### Records supplied

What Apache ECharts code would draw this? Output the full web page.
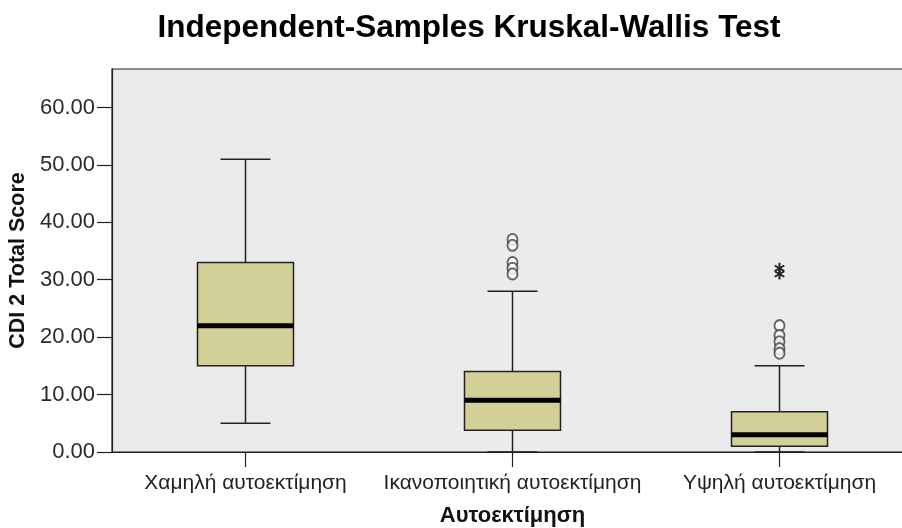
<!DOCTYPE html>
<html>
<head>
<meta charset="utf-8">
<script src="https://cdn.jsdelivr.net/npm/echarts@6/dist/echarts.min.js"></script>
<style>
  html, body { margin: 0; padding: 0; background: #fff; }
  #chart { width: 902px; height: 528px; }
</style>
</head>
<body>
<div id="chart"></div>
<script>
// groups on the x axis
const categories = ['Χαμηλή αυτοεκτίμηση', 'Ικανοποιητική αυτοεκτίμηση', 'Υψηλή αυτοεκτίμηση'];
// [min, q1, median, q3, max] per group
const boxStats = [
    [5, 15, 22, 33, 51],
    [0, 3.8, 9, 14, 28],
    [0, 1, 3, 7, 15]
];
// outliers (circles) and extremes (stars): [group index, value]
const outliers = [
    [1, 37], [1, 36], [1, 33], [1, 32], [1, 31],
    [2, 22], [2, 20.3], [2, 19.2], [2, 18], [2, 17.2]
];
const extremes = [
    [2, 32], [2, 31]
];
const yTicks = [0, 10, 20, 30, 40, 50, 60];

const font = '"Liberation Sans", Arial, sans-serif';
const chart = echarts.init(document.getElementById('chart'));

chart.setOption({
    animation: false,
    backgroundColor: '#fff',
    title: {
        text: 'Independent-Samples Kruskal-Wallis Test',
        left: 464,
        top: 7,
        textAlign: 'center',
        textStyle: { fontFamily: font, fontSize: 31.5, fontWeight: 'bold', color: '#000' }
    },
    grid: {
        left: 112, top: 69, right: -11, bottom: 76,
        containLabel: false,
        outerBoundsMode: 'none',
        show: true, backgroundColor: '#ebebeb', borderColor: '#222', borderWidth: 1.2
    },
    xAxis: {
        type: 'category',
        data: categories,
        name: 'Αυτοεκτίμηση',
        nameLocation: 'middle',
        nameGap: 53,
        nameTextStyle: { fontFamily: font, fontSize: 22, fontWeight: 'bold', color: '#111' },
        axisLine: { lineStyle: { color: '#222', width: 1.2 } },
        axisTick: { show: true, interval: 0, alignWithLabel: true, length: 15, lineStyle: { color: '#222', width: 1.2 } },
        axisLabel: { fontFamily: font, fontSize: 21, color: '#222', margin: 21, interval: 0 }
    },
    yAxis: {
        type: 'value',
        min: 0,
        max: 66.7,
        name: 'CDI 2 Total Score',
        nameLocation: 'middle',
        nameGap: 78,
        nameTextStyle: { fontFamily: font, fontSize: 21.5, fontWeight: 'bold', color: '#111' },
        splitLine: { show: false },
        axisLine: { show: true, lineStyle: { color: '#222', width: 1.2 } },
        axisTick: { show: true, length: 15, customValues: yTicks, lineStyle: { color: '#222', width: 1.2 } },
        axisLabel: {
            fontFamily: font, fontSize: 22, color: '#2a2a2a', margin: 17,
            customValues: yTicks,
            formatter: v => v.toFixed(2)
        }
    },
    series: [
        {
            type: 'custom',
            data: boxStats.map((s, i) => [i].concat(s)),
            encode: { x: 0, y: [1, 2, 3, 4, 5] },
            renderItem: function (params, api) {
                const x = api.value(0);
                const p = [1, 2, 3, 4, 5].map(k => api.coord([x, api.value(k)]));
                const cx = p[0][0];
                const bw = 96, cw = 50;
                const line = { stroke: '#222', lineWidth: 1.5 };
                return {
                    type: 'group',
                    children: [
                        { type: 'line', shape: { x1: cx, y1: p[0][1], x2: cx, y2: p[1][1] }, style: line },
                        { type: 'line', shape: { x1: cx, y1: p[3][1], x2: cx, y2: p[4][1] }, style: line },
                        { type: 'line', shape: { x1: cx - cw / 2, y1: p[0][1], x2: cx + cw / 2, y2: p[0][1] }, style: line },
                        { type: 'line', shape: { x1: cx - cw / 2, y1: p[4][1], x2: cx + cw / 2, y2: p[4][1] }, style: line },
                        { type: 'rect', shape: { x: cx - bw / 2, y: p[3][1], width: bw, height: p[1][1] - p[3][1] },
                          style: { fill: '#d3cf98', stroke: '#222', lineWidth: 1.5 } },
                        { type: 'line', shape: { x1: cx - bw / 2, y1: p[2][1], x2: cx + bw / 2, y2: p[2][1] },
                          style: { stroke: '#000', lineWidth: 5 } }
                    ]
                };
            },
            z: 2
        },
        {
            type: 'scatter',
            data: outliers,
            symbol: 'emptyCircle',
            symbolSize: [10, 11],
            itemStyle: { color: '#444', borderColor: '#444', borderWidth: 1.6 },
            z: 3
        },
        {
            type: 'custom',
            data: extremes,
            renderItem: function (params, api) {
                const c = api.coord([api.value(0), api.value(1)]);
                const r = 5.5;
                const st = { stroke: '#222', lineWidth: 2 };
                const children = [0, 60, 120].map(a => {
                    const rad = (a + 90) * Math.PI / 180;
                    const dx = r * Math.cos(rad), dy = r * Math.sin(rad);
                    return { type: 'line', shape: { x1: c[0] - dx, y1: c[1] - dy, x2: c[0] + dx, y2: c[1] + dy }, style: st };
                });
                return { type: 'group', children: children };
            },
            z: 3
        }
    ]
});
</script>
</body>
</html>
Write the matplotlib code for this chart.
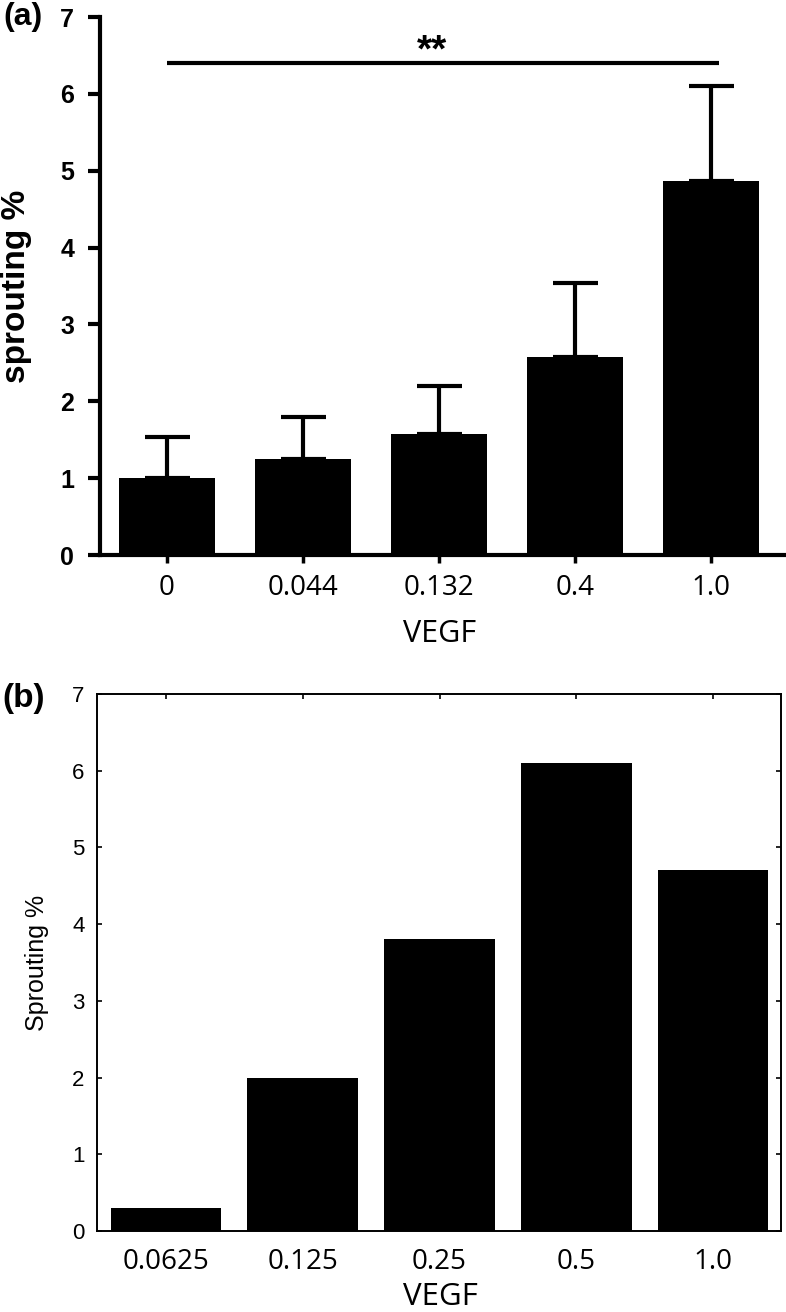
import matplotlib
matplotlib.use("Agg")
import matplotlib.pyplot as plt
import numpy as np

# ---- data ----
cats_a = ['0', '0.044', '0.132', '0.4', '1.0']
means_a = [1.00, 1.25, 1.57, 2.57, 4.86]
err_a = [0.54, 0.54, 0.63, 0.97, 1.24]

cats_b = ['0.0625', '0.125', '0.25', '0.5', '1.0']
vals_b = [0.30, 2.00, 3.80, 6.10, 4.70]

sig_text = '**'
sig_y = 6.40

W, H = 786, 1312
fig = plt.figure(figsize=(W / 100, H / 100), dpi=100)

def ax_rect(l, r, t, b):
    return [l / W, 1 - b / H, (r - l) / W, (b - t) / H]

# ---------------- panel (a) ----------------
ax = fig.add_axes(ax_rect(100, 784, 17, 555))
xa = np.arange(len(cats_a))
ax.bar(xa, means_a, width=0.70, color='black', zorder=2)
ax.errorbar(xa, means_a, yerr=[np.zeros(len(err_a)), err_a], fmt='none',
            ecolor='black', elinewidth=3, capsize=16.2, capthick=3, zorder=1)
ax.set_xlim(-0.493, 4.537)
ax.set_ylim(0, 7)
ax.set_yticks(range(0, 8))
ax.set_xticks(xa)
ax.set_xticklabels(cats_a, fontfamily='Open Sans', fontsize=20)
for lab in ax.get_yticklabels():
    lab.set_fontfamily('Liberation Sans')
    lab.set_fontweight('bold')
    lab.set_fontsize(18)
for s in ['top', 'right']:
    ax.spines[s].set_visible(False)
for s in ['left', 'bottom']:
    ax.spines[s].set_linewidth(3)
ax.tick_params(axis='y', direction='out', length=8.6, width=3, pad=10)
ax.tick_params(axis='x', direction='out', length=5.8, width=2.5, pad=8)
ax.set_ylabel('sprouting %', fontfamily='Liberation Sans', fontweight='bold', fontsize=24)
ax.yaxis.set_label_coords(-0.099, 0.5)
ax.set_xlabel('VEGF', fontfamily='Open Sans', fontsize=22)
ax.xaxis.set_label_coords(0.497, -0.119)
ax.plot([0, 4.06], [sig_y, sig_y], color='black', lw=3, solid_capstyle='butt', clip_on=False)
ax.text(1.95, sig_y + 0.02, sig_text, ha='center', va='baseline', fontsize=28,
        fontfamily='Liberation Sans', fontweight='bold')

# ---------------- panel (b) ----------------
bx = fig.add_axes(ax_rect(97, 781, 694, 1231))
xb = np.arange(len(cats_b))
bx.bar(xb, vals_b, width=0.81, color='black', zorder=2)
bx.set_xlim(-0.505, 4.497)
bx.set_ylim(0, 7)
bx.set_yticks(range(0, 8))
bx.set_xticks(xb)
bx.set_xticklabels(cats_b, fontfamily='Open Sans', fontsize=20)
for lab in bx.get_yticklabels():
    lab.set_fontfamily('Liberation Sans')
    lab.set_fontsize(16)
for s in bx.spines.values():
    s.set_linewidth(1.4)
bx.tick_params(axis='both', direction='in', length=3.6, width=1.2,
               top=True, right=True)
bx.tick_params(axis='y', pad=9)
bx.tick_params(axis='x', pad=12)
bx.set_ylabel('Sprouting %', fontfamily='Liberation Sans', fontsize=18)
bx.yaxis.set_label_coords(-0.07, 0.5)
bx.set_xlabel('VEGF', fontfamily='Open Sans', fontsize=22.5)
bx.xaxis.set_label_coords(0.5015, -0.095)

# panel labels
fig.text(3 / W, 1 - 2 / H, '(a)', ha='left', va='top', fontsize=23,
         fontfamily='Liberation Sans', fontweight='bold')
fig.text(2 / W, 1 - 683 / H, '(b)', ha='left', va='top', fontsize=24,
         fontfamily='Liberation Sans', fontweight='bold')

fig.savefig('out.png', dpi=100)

### Exercise objective
Can the lines from the start of the records through the line with "const chart = echarts.init(document.getElementById('chart'));" be given again exactly, with the pictures left out?

### Answer for this exercise
What Apache ECharts code would draw this? Output the full web page.
<!DOCTYPE html>
<html>
<head>
<meta charset="utf-8">
<script src="https://cdn.jsdelivr.net/npm/echarts@6/dist/echarts.min.js"></script>
<style>
  html, body { margin: 0; padding: 0; background: #fff; }
  #chart { width: 902px; height: 528px; }
</style>
</head>
<body>
<div id="chart"></div>
<script>
// groups on the x axis
const categories = ['Χαμηλή αυτοεκτίμηση', 'Ικανοποιητική αυτοεκτίμηση', 'Υψηλή αυτοεκτίμηση'];
// [min, q1, median, q3, max] per group
const boxStats = [
    [5, 15, 22, 33, 51],
    [0, 3.8, 9, 14, 28],
    [0, 1, 3, 7, 15]
];
// outliers (circles) and extremes (stars): [group index, value]
const outliers = [
    [1, 37], [1, 36], [1, 33], [1, 32], [1, 31],
    [2, 22], [2, 20.3], [2, 19.2], [2, 18], [2, 17.2]
];
const extremes = [
    [2, 32], [2, 31]
];
const yTicks = [0, 10, 20, 30, 40, 50, 60];

const font = '"Liberation Sans", Arial, sans-serif';
const chart = echarts.init(document.getElementById('chart'));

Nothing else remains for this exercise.